Article paru dans DP.
Le partenariat entre réalisme et adoption
12 septembre 2003

Une nouvelle étape est franchie: la Commission des affaires juridiques du Conseil national a approuvé le projet de "loi fédérale sur le partenariat enregistré pour les couples de même sexe" présenté par le gouvernement.

La Suisse est cette fois moins en retard que lorsqu'il s'est agi de reconnaître les droits politiques aux femmes. Mais ici, pour le meilleur et pour le pire, la décision n'appartient ni à un tribunal (comme récemment au Canada) ni à une classe politique éclairée, mais au corps électoral se prononçant lors d'une votation. C'est un surmoi toujours présent, particulièrement nocif à l'épanouissement, si naturel à coup d'alternance dans les démocraties parlementaires, de celles et ceux qui vivent de politique... Aujourd'hui, le soutien des élites est acquis (hommage soit rendu à la conseillère fédérale Ruth Metzler, démocrate-chrétienne qui brave les foudres vaticanes!), la majorité dans l'opinion publique paraît solide: quel progrès le bon sens a-t-il fait en peu d'années pour reconnaître que gays et lesbiennes n'y peuvent davantage et ne sont pas plus contagieux que les hétéros, qu'ils et elles sont des êtres comme les autres et ont autant droit à la poursuite du bonheur, y compris dans le couple si ça leur chante!

La question de l'adoption

L'adoption par des gays ou des lesbiennes, seuls ou en couple, reste un sujet chaud: le Danemark l'avait expressément exclue dans sa loi de 1989 qui instituait, pour la première fois, un partenariat pour les couples de même sexe. Les anglo-saxons sont plus pragmatiques, qui la connaissent de cas en cas depuis longtemps (la Grande-Bretagne, qui ne fait rien comme tout le monde, a légiféré pour reconnaître l'adoption par un couple de même sexe avant même d'avoir un statut de partenariat - il est en cours d'approbation au parlement). Pour la Suisse, la commission du Conseil national a maintenu par 12 voix contre 9 l'interdiction stipulée dans le projet de loi. En séance plénière, deux propositions de minorité seront présentées: permettre l'adoption seulement dans des situations spécifiques (enfant de la ou du partenaire, p.ex.), ou ne rien stipuler à ce propos et laisser la décision, de cas en cas, aux autorités compétentes; après tout, l'adoption n'est pas le droit d'adultes à adopter un enfant, mais le droit d'enfants à se voir attribuer un ou des parents adoptifs lorsque les parents naturels font défaut.

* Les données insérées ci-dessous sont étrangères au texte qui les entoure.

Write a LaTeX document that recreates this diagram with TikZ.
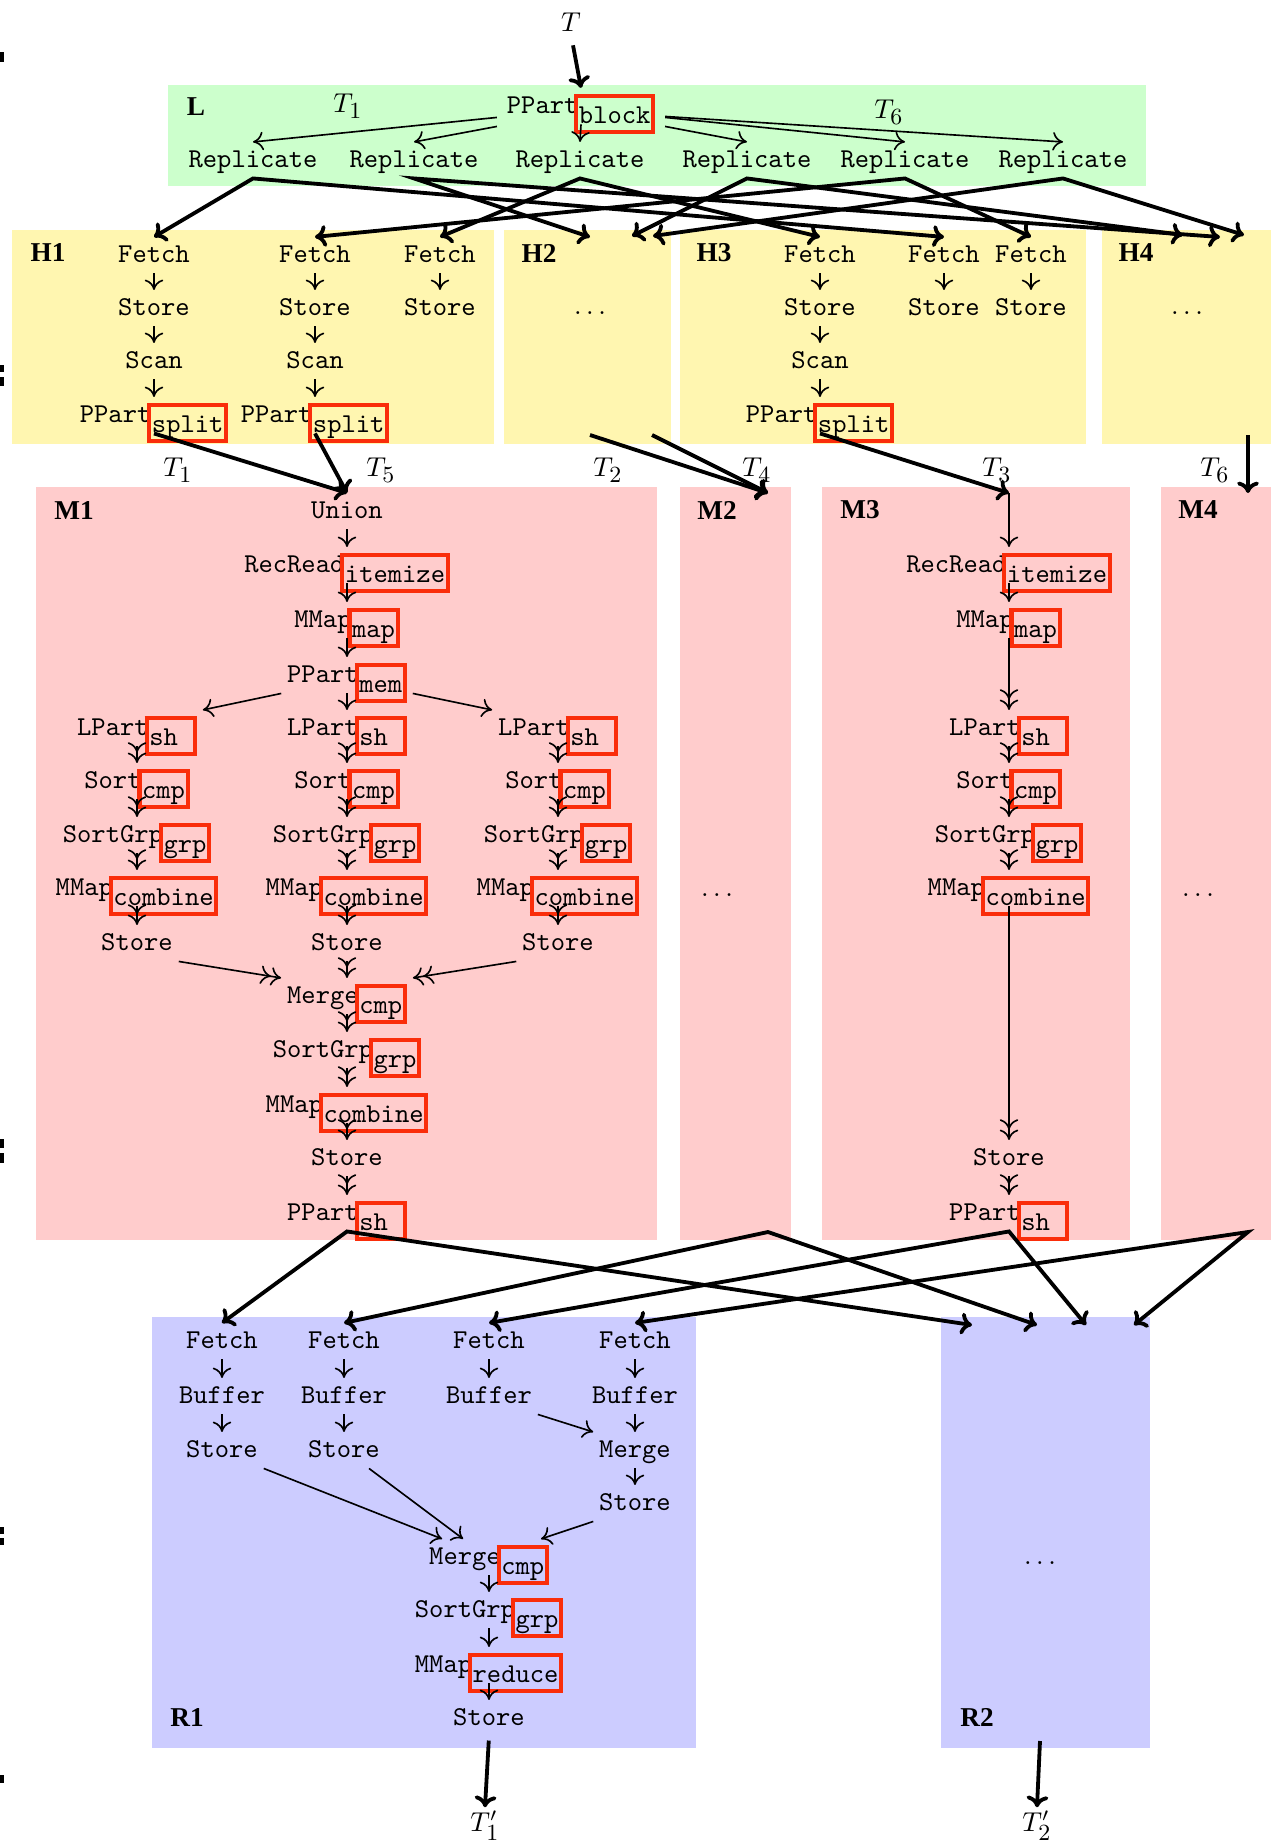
\documentclass[tikz,border=0pt]{standalone}
\usepackage{fontspec}
\usetikzlibrary{arrows.meta,calc}
\newfontfamily\labfont{Liberation Serif}
\definecolor{lgreen}{RGB}{204,255,204}
\definecolor{hyellow}{RGB}{255,246,176}
\definecolor{mpink}{RGB}{255,204,204}
\definecolor{rblue}{RGB}{204,204,255}
\definecolor{pred}{RGB}{250,45,10}
% parameter of an operator, framed in red and set slightly lower
\newcommand\pbox[1]{\hspace{-1.5pt}\raisebox{-3.67pt}{\setlength\fboxsep{0.2pt}\setlength\fboxrule{1.5pt}\color{pred}\fbox{\color{black}\rule[-2.3pt]{0pt}{11.3pt}#1}}}
\newcommand\shbox{\pbox{\makebox[15.75pt][l]{sh}}\hspace{-5.25pt}}
\newcommand\flowdown[3][thin]{\draw[#1] (#2.south) -- (#2.south |- #3.north);}
% table name with a larger subscript
\newcommand\tsub[1]{_{\mbox{\fontsize{8.5pt}{9pt}\selectfont #1}}}

\tikzset{
 op/.style={font=\ttfamily, inner sep=2pt, text height=7pt, text depth=2pt, anchor=base},
 lab/.style={font=\labfont\bfseries, inner sep=1pt},
 tl/.style={inner sep=1pt},
 dotsn/.style={anchor=base, inner sep=0pt},
 thin/.style={line width=0.6pt, -{To[length=3.8pt,width=6.8pt]}},
 dbl/.style={line width=0.6pt, -{To[length=3.8pt,width=6.8pt]To[length=3.8pt,width=6.8pt]}},
 thick/.style={line width=1.4pt, -{To[length=4.2pt,width=8pt]}},
 thickboth/.style={line width=1.4pt, {To[length=4.2pt,width=8pt]}-{To[length=4.2pt,width=8pt]}},
}

\begin{document}
\begin{tikzpicture}[x=0.367pt, y=-0.367pt]
\useasboundingbox (0,0) rectangle (1271,1846);

% coloured areas
\fill[lgreen] (168,85) rectangle (1146,186);
\fill[hyellow] (12,230) rectangle (494,444);
\fill[hyellow] (504,230) rectangle (671,444);
\fill[hyellow] (680,230) rectangle (1086,444);
\fill[hyellow] (1102,230) rectangle (1271,444);
\fill[mpink] (36,487) rectangle (657,1240);
\fill[mpink] (680,487) rectangle (791,1240);
\fill[mpink] (822,487) rectangle (1130,1240);
\fill[mpink] (1161,487) rectangle (1271,1240);
\fill[rblue] (152,1317) rectangle (696,1748);
\fill[rblue] (941,1317) rectangle (1150,1748);

% marks at the left border
\fill (0,52) rectangle (4,62);
\fill (0,365) rectangle (4,372);
\fill (0,377) rectangle (4,386);
\fill (0,1139) rectangle (4,1148);
\fill (0,1153) rectangle (4,1163);
\fill (0,1527) rectangle (4,1534);
\fill (0,1538) rectangle (4,1545);
\fill (0,1775) rectangle (4,1783);

% ---------- L ----------
\node[tl] (tin) at (571,22) {$T$};
\node[lab] (labL) at (196,107) {L};
\node[tl] (tl1) at (348,106) {$T\tsub{1}$};
\node[tl] (tl6) at (889,112) {$T\tsub{6}$};
\node[op] (lpp) at (581,113) {PPart\pbox{block}};
\foreach \i/\x in {1/253,2/414,3/580,4/747,5/905,6/1063}
  \node[op] (rep\i) at (\x,167) {Replicate};

% ---------- H ----------
\node[lab] (labH1) at (48,253) {H1};
\node[lab] (labH2) at (539,253) {H2};
\node[lab] (labH3) at (714,253) {H3};
\node[lab] (labH4) at (1136,253) {H4};
\foreach \c/\x in {1/154,2/315,3/440}{
  \node[op] (h1f\c) at (\x,262) {Fetch};
  \node[op] (h1s\c) at (\x,315) {Store};
}
\node[op] (h1c1) at (154,368) {Scan};
\node[op] (h1c2) at (315,368) {Scan};
\node[op] (h1p1) at (154,422) {PPart\pbox{split}};
\node[op] (h1p2) at (315,422) {PPart\pbox{split}};
\foreach \c/\x in {1/820,2/944,3/1031}{
  \node[op] (h3f\c) at (\x,262) {Fetch};
  \node[op] (h3s\c) at (\x,315) {Store};
}
\node[op] (h3c1) at (820,368) {Scan};
\node[op] (h3p1) at (820,422) {PPart\pbox{split}};
\node[dotsn] (h2dots) at (590,314) {$\dots$};
\node[dotsn] (h4dots) at (1187,314) {$\dots$};
\coordinate (h2a) at (590,237);
\coordinate (h2b) at (632,236);
\coordinate (h2c) at (653,236);
\coordinate (h4a) at (1183,235);
\coordinate (h4b) at (1220,237);
\coordinate (h4c) at (1244,235);
\coordinate (h2o1) at (590,435);
\coordinate (h2o2) at (652,435);
\coordinate (h4o) at (1248,435);

\foreach \c in {1,2,3}{\flowdown{h1f\c}{h1s\c}}
\foreach \c in {1,2}{\flowdown{h1s\c}{h1c\c}\flowdown{h1c\c}{h1p\c}}
\foreach \c in {1,2,3}{\flowdown{h3f\c}{h3s\c}}
\flowdown{h3s1}{h3c1}
\flowdown{h3c1}{h3p1}

% block partitioning and replication
\draw[thick, shorten <=4pt] (tin.south) -- (lpp.north);
\draw[thin] ($(lpp.south west)+(-4,-7)$) -- (rep1.north);
\draw[thin] ($(lpp.south west)+(-4,2)$) -- (rep2.north);
\draw[thin] (lpp.south) -- (rep3.north);
\draw[thin] ($(lpp.south east)+(4,2)$) -- (rep4.north);
\draw[thin] ($(lpp.south east)+(4,-7)$) -- (rep5.north);
\draw[thin] ($(lpp.south east)+(4,-8)$) -- (rep6.north);

\draw[thickboth] (h1f1.north) -- (rep1.south) -- (h3f2.north);
\draw[thickboth] (h2a) -- (rep2.south) -- (h4b);
\draw[thickboth] (h1f3.north) -- (rep3.south) -- (h3f1.north);
\draw[thickboth] (h2b) -- (rep4.south) -- (h4a);
\draw[thickboth] (h1f2.north) -- (rep5.south) -- (h3f3.north);
\draw[thickboth] (h2c) -- (rep6.south) -- (h4c);

% ---------- M ----------
\node[lab] (labM1) at (74,510) {M1};
\node[lab] (labM2) at (717,510) {M2};
\node[lab] (labM3) at (860,510) {M3};
\node[lab] (labM4) at (1198,510) {M4};
\coordinate (m2in) at (768,493);
\coordinate (m3in) at (1009,493);
\coordinate (m4in) at (1248,493);
\node[tl] (th1) at (178,470) {$T\tsub{1}$};
\node[tl] (th5) at (381,470) {$T\tsub{5}$};
\node[tl] (th2) at (608,470) {$T\tsub{2}$};
\node[tl] (th4) at (757,470) {$T\tsub{4}$};
\node[tl] (th3) at (997,470) {$T\tsub{3}$};
\node[tl] (th6) at (1215,470) {$T\tsub{6}$};

\node[op] (mu) at (347,518) {Union};
\node[op] (mrr) at (347,572) {RecRead\pbox{itemize}};
\node[op] (mmap) at (347,627) {MMap\pbox{map}};
\node[op] (mpp) at (347,682) {PPart\pbox{mem}};
\foreach \c/\x in {1/137,2/347,3/558}{
  \node[op] (lp\c) at (\x,735) {LPart\shbox};
  \node[op] (so\c) at (\x,788) {Sort\pbox{cmp}};
  \node[op] (sg\c) at (\x,842) {SortGrp\pbox{grp}};
  \node[op] (mc\c) at (\x,895) {MMap\pbox{combine}};
  \node[op] (st\c) at (\x,950) {Store};
}
\node[op] (mmg) at (347,1003) {Merge\pbox{cmp}};
\node[op] (msg) at (347,1057) {SortGrp\pbox{grp}};
\node[op] (mmc) at (347,1112) {MMap\pbox{combine}};
\node[op] (mst) at (347,1165) {Store};
\node[op] (mpo) at (347,1220) {PPart\shbox};

\node[dotsn] (m2dots) at (717,896) {$\dots$};
\node[dotsn] (m4dots) at (1198,896) {$\dots$};

\node[op] (m3rr) at (1009,572) {RecRead\pbox{itemize}};
\node[op] (m3map) at (1009,627) {MMap\pbox{map}};
\node[op] (m3lp) at (1009,735) {LPart\shbox};
\node[op] (m3so) at (1009,788) {Sort\pbox{cmp}};
\node[op] (m3sg) at (1009,842) {SortGrp\pbox{grp}};
\node[op] (m3mc) at (1009,895) {MMap\pbox{combine}};
\node[op] (m3st) at (1009,1165) {Store};
\node[op] (m3pp) at (1009,1220) {PPart\shbox};

% splits to mappers
\draw[thick] (h1p1.south) -- (mu.north);
\draw[thick] (h1p2.south) -- (mu.north);
\draw[thick] (h2o1) -- (m2in);
\draw[thick] (h2o2) -- (m2in);
\draw[thick] (h3p1.south) -- (m3in);
\draw[thick] (h4o) -- (m4in);

% M1 pipeline
\flowdown{mu}{mrr}
\flowdown{mrr}{mmap}
\flowdown{mmap}{mpp}
\flowdown{mpp}{lp2}
\draw[thin] (mpp.south west) -- (lp1.north east);
\draw[thin] (mpp.south east) -- (lp3.north west);
\foreach \c in {1,2,3}{
  \flowdown[dbl]{so\c}{sg\c}
  \flowdown[dbl]{sg\c}{mc\c}
  \flowdown[dbl]{mc\c}{st\c}
  \draw[dbl] (so\c.north |- lp\c.south) -- (so\c.north);
}
\flowdown[dbl]{st2}{mmg}
\draw[dbl] (st1.south east) -- (mmg.north west);
\draw[dbl] (st3.south west) -- (mmg.north east);
\flowdown[dbl]{mmg}{msg}
\flowdown[dbl]{msg}{mmc}
\flowdown[dbl]{mmc}{mst}
\flowdown[dbl]{mst}{mpo}

% M3 pipeline
\draw[thin] (m3in) -- (m3rr.north);
\flowdown{m3rr}{m3map}
\flowdown[dbl]{m3map}{m3lp}
\draw[dbl] (m3so.north |- m3lp.south) -- (m3so.north);
\flowdown[dbl]{m3so}{m3sg}
\flowdown[dbl]{m3sg}{m3mc}
\flowdown[dbl]{m3mc}{m3st}
\flowdown[dbl]{m3st}{m3pp}

% ---------- R ----------
\node[lab] (labR1) at (187,1717) {R1};
\node[lab] (labR2) at (977,1717) {R2};
\node[dotsn] (r2dots) at (1040,1564) {$\dots$};
\foreach \c/\x in {1/222,2/344,3/489,4/635}{
  \node[op] (rf\c) at (\x,1348) {Fetch};
  \node[op] (rb\c) at (\x,1403) {Buffer};
  \flowdown{rf\c}{rb\c}
}
\node[op] (rs1) at (222,1457) {Store};
\node[op] (rs2) at (344,1457) {Store};
\node[op] (rm4) at (635,1457) {Merge};
\node[op] (rs4) at (635,1510) {Store};
\node[op] (rmg) at (489,1564) {Merge\pbox{cmp}};
\node[op] (rsg) at (489,1617) {SortGrp\pbox{grp}};
\node[op] (rmm) at (489,1672) {MMap\pbox{reduce}};
\node[op] (rst) at (489,1725) {Store};
\node[tl, anchor=base] (to1) at (485,1831) {$T'\tsub{1}$};
\node[tl, anchor=base] (to2) at (1037,1831) {$T'\tsub{2}$};
\coordinate (r2out) at (1040,1741);

\flowdown{rb1}{rs1}
\flowdown{rb2}{rs2}
\flowdown{rb4}{rm4}
\flowdown{rm4}{rs4}
\draw[thin] (rb3.south east) -- (rm4.north west);
\draw[thin] (rs1.south east) -- ($(rmg.north west)+(19,0)$);
\draw[thin] ($(rs2.south)+(25,0)$) -- ($(rmg.north west)+(40,0)$);
\draw[thin] (rs4.south west) -- ($(rmg.north)+(52,0)$);
\flowdown{rmg}{rsg}
\flowdown{rsg}{rmm}
\flowdown{rmm}{rst}
\draw[thick, shorten <=1.5pt] (rst.south) -- (to1.north);
\draw[thick] (r2out) -- (to2.north);

% shuffle from mappers to reducers
\coordinate (m2out) at (768,1232);
\coordinate (m4out) at (1248,1232);
\coordinate (r2a) at (972,1325);
\coordinate (r2b) at (1037,1325);
\coordinate (r2c) at (1086,1325);
\coordinate (r2d) at (1134,1325);
\draw[thickboth] (rf1.north) -- (mpo.south) -- (r2a);
\draw[thickboth] (rf2.north) -- (m2out) -- (r2b);
\draw[thickboth] (rf3.north) -- (m3pp.south) -- (r2c);
\draw[thickboth] (rf4.north) -- (m4out) -- (r2d);
\end{tikzpicture}
\end{document}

Peut-être bien qu'un débat de société sur l'adoption par des couples de même sexe serait utile. Et peut-être bien qu'il ne suffirait même pas à faire dérailler la loi en votation populaire. Mais on peut aussi ne pas vouloir prendre le risque, et préférer la politique des "petits pas", à la suisse. Que la minorité parlementaire soit la plus élevée possible, bien sûr. Que les organisations de gays et de lesbiennes revendiquent, c'est dans leur rôle (mais attention, pas au point de laisser penser qu'un échec sur ce point rendrait la loi moins digne de soutien!). Le maintien de l'interdiction dans la loi, s'il est choquant sur le plan du principe, a l'avantage de limiter le débat au partenariat lui-même. Elle n'empêchera pas de revenir sur la question d'ici quelques années, spécifiquement, à l'occasion d'une révision générale des dispositions sur l'adoption par exemple.